Today most of us (Canadians) were hung over which meant it took an extra 2 hours before we went on a tour directed by the lovely German girl Alice. We saw many monuments and statues which greatly reminded me of my trip to Vienna just a few weeks ago. The only general complaint which I have about Dresden is the biting cold which seems to be pretty standard just about every day now. Other than that, I cannot complain except about the internet here at the Hotel Maritim which seems to progressively getting slower and slower every day. Therefore, I can only hope that this blog actually ends up posting instead of freezing out. That’s all for now. Go USA, Canada!


  1. Thinking of joining the EH Team? Mind your trash-talk up there in the Frozen North, remember by law, you can’t even read certain potions of the Bible aloud in Canada, so make sure your insults (if any) and counter-insults are politically correct! I enjoyed your play at the Olympics, and I’ll enjoy it no matter where you decide to live!

  2. CORRECTION: read “portions” not “potions”. Those are in the bad book, not the Good Book.
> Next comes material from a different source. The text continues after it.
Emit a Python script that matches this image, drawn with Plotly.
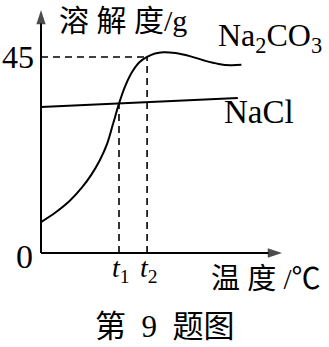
import plotly.graph_objects as go

# ---- data (arbitrary temperature units) ----
na2co3_t = [0, 6, 12, 17, 21, 24.5, 27.5, 30, 32.5, 35, 38, 41, 44.2, 47.5, 51, 56, 62, 68, 74, 79, 83.5]
na2co3_s = [7.1, 9.3, 12.0, 15.0, 18.0, 21.3, 25.0, 29.6, 34.3, 38.2, 41.6, 43.8, 45.0, 45.8, 46.1, 45.9, 45.2, 44.2, 43.4, 43.1, 43.2]
nacl_t = [0, 82]
nacl_s = [33.5, 35.6]
t_marks = [32.5, 44.2]
t_labels = ["<i>t</i><sub>1</sub>", "<i>t</i><sub>2</sub>"]
s_mark = 45
y_ticks = [45, 0]
y_tick_labels = ["45", "0"]

# ---- layout constants ----
W, H = 329, 347
X0_PX, XS = 41, 2.4      # pixel of x=0, pixels per unit
Y0_PX, YS = 253, 4.356   # pixel of y=0, pixels per unit
x_range = [(0 - X0_PX) / XS, (W - X0_PX) / XS]
y_range = [(Y0_PX - H) / YS, (Y0_PX - 0) / YS]
x_axis_end = (282 - X0_PX) / XS
y_axis_end = (Y0_PX - 10) / YS

SERIF = "Liberation Serif, Times New Roman, serif"
CJK = "Liberation Serif, Noto Sans CJK SC, serif"

def nacl_at(t):
    return nacl_s[0] + (nacl_s[1] - nacl_s[0]) * (t - nacl_t[0]) / (nacl_t[1] - nacl_t[0])

fig = go.Figure()

dash = "7px,5px"
# dashed guides
fig.add_trace(go.Scatter(x=[0, t_marks[1]], y=[s_mark, s_mark], mode="lines",
                         line=dict(color="black", width=1.6, dash=dash), hoverinfo="skip"))
fig.add_trace(go.Scatter(x=[t_marks[1], t_marks[1]], y=[0, s_mark], mode="lines",
                         line=dict(color="black", width=1.6, dash=dash), hoverinfo="skip"))
fig.add_trace(go.Scatter(x=[t_marks[0], t_marks[0]], y=[0, nacl_at(t_marks[0])], mode="lines",
                         line=dict(color="black", width=1.6, dash=dash), hoverinfo="skip"))

# axes with arrowheads
arrow_marker = dict(symbol=["circle", "arrow"], size=[0, 15], color="black", angleref="previous",
                    line=dict(width=0))
fig.add_trace(go.Scatter(x=[0, x_axis_end], y=[0, 0], mode="lines+markers",
                         line=dict(color="black", width=2), marker=arrow_marker, hoverinfo="skip"))
fig.add_trace(go.Scatter(x=[0, 0], y=[0, y_axis_end], mode="lines+markers",
                         line=dict(color="black", width=2), marker=arrow_marker, hoverinfo="skip"))

# curves
fig.add_trace(go.Scatter(x=na2co3_t, y=na2co3_s, mode="lines", line_shape="spline",
                         line=dict(color="black", width=2, smoothing=1), name="Na2CO3"))
fig.add_trace(go.Scatter(x=nacl_t, y=nacl_s, mode="lines",
                         line=dict(color="black", width=2), name="NaCl"))

ann = []
# y tick labels
ann.append(dict(x=-2.0, y=y_ticks[0], text=y_tick_labels[0], showarrow=False, xanchor="right",
                yanchor="middle", font=dict(family=SERIF, size=32, color="black")))
ann.append(dict(x=-2.6, y=y_ticks[1] - 0.7, text=y_tick_labels[1], showarrow=False, xanchor="right",
                yanchor="middle", font=dict(family=SERIF, size=34, color="black")))
# x tick labels
for t, lab in zip(t_marks, t_labels):
    ann.append(dict(x=t + 1.0, y=-3.9, text=lab, showarrow=False, xanchor="center", yanchor="middle",
                    font=dict(family=SERIF, size=28, color="black")))

# axis titles
ann.append(dict(x=34.2, y=53.3, text="溶 解 度/g", showarrow=False, xanchor="center", yanchor="middle",
                font=dict(family=CJK, size=30, color="black")))
ann.append(dict(x=93.75, y=-6.0, text="温 度 /℃", showarrow=False, xanchor="center", yanchor="middle",
                font=dict(family=CJK, size=29, color="black")))
# series labels
ann.append(dict(x=(216 - X0_PX) / XS, y=49.4, text="Na<sub>2</sub>CO<sub>3</sub>", showarrow=False,
                xanchor="left", yanchor="middle", font=dict(family=SERIF, size=32, color="black")))
ann.append(dict(x=90.8, y=32.4, text="NaCl", showarrow=False, xanchor="center", yanchor="middle",
                font=dict(family=SERIF, size=33, color="black")))
# caption
ann.append(dict(x=51.7, y=-16.8, text="第\u20029\u2002题图", showarrow=False, xanchor="center",
                yanchor="middle", font=dict(family=CJK, size=31, color="black")))

fig.update_layout(
    width=W, height=H, margin=dict(l=0, r=0, t=0, b=0),
    paper_bgcolor="white", plot_bgcolor="white", showlegend=False,
    xaxis=dict(range=x_range, visible=False, fixedrange=True),
    yaxis=dict(range=y_range, visible=False, fixedrange=True),
    annotations=ann,
)

fig.write_html("out.html", config={"displayModeBar": False})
  3. I guess I’m alone here, but congrats anyway on the Bronze! Just when you think kryptonite will down Superman he makes a miracle recovery, Must have been the U.S. teams inspiration… I hope H.K. doesn’t see this for a long time due to time spent in celebration!!!
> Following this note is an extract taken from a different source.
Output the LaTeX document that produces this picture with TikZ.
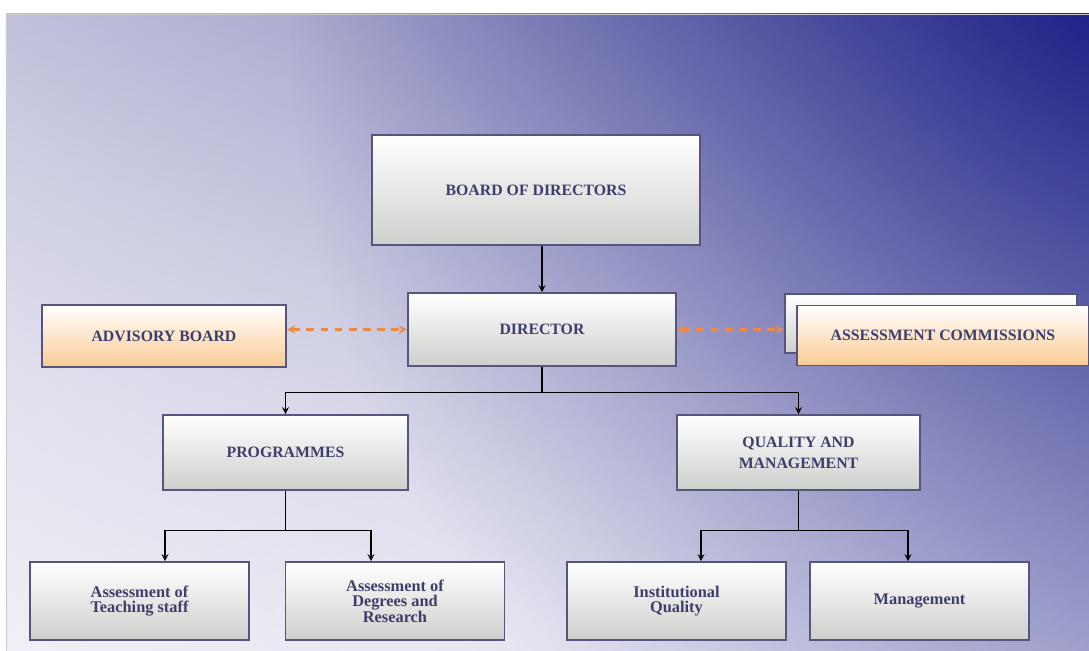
\documentclass[tikz,border=0pt]{standalone}
\usepackage{fontspec}
\setmainfont{Liberation Serif}
\usepackage{xcolor}
\usetikzlibrary{shapes.geometric, arrows, positioning, fadings, shadings}
\definecolor{bgdark}{HTML}{1C1E86}
\definecolor{bgtl}{HTML}{BCBCDA}
\definecolor{bgtr}{HTML}{5C5CA0}
\definecolor{bgbl}{HTML}{EAEAF4}
\definecolor{bgbr}{HTML}{B4B4D8}
\definecolor{boxline}{HTML}{55557E}
\definecolor{boxtext}{HTML}{3E3E6C}
\definecolor{boxgray}{HTML}{CDD0CD}
\definecolor{boxorange}{HTML}{FBCB95}
\definecolor{dashorange}{HTML}{EE8A48}
\tikzfading[name=glowfade, inner color=transparent!0, outer color=transparent!100]

\begin{document}
\begin{tikzpicture}[node distance=2cm]
	\tikzstyle{unit} = [rectangle, text centered, align=center, draw=boxline, line width=0.9pt, top color=white, bottom color=boxgray, text=boxtext, font=\fontsize{9}{12}\selectfont\bfseries]
	\tikzstyle{adviser} = [unit, bottom color=boxorange]
	\tikzstyle{office} = [unit, minimum width=4.38cm, minimum height=1.56cm, font=\fontsize{9.3}{8.8}\selectfont\bfseries]
	\tikzstyle{arrow} = [thick,->,>=stealth]
	\tikzstyle{dasharrow} = [dashorange, line width=1.2pt, dash pattern=on 4.5pt off 3.5pt, <->, >=stealth]

	\useasboundingbox (0,0) rectangle (21.78,-13.02);
	\begin{scope}
		\clip (0.12,-0.28) rectangle (21.78,-13.02);
		\shade[upper left=bgtl, upper right=bgtr, lower left=bgbl, lower right=bgbr] (0.12,-0.28) rectangle (21.78,-13.02);
		\fill[bgdark, path fading=glowfade] (21.78,-0.28) ellipse (16cm and 18cm);
		\fill[white, path fading=glowfade, fill opacity=0.5] (9,-12.5) ellipse (22cm and 16cm);
	\end{scope}
	\draw[black!20] (0.12,-13.02) -- (0.12,-0.28) -- (21.78,-0.28);

	\node (board) [unit, minimum width=6.56cm, minimum height=2.2cm] at (10.72,-3.8) {BOARD OF DIRECTORS};
	\node (director) [unit, minimum width=5.36cm, minimum height=1.46cm, below of=board, xshift=0.12cm, yshift=-0.79cm] {DIRECTOR};
	\node (advisory) [adviser, minimum width=4.88cm, minimum height=1.24cm, left of=director, xshift=-5.56cm, yshift=-0.13cm] {ADVISORY BOARD};
	\node (commback) [unit, minimum width=5.84cm, minimum height=1.18cm, right of=director, xshift=5.78cm, yshift=0.12cm] {};
	\node (commission) [adviser, minimum width=5.84cm, minimum height=1.2cm, right of=commback, xshift=-1.76cm, yshift=-0.24cm] {ASSESSMENT COMMISSIONS};
	\node (prog) [unit, minimum width=4.9cm, minimum height=1.5cm, below of=director, xshift=-5.13cm, yshift=-0.46cm] {PROGRAMMES};
	\node (quality) [unit, minimum width=4.86cm, minimum height=1.5cm, below of=director, xshift=5.13cm, yshift=-0.46cm] {QUALITY AND\\MANAGEMENT};
	\node (teach) [office, below of=prog, xshift=-2.92cm, yshift=-0.97cm] {Assessment of\\Teaching staff};
	\node (degrees) [office, below of=prog, xshift=2.19cm, yshift=-0.97cm] {Assessment of\\Degrees and\\Research};
	\node (inst) [office, below of=quality, xshift=-2.44cm, yshift=-0.97cm] {Institutional\\Quality};
	\node (mgmt) [office, below of=quality, xshift=2.42cm, yshift=-0.97cm] {Management};

	\draw [arrow] (board.south -| director.north) -- (director.north);
	\draw [dasharrow] (advisory.east |- director.west) -- (director.west);
	\draw [dasharrow] (director.east) -- (director.east -| commback.west);
	\draw [arrow] (director.south) -- ++(0,-0.52) -| (prog.north);
	\draw [arrow] (director.south) -- ++(0,-0.52) -| (quality.north);
	\draw [arrow] (prog.south) -- ++(0,-0.8) -| ([xshift=0.51cm]teach.north);
	\draw [arrow] (prog.south) -- ++(0,-0.8) -| ([xshift=-0.48cm]degrees.north);
	\draw [arrow] (quality.south) -- ++(0,-0.8) -| ([xshift=0.49cm]inst.north);
	\draw [arrow] (quality.south) -- ++(0,-0.8) -| ([xshift=-0.23cm]mgmt.north);

\end{tikzpicture}
\end{document}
  4. Congrats to the US team. Wish there was more coverage here in the mainstream media. Quite impressive second half. The win over Ukraine and the resultant bronze does remind one of the “Do you believe in miracles” line by Al Michaels (as Mig declared). Maybe you could put words to the significance of such a result in chess terms?

    Every team in any competitive event will have ups and downs. It seems to me that the US had the potential to do even better. Kamsky seemed to say that in a brief interview I read. Go US Chess!

  5. Another great tourney. Congrats on the bronze. Love following everything on ICC. Keep it up!!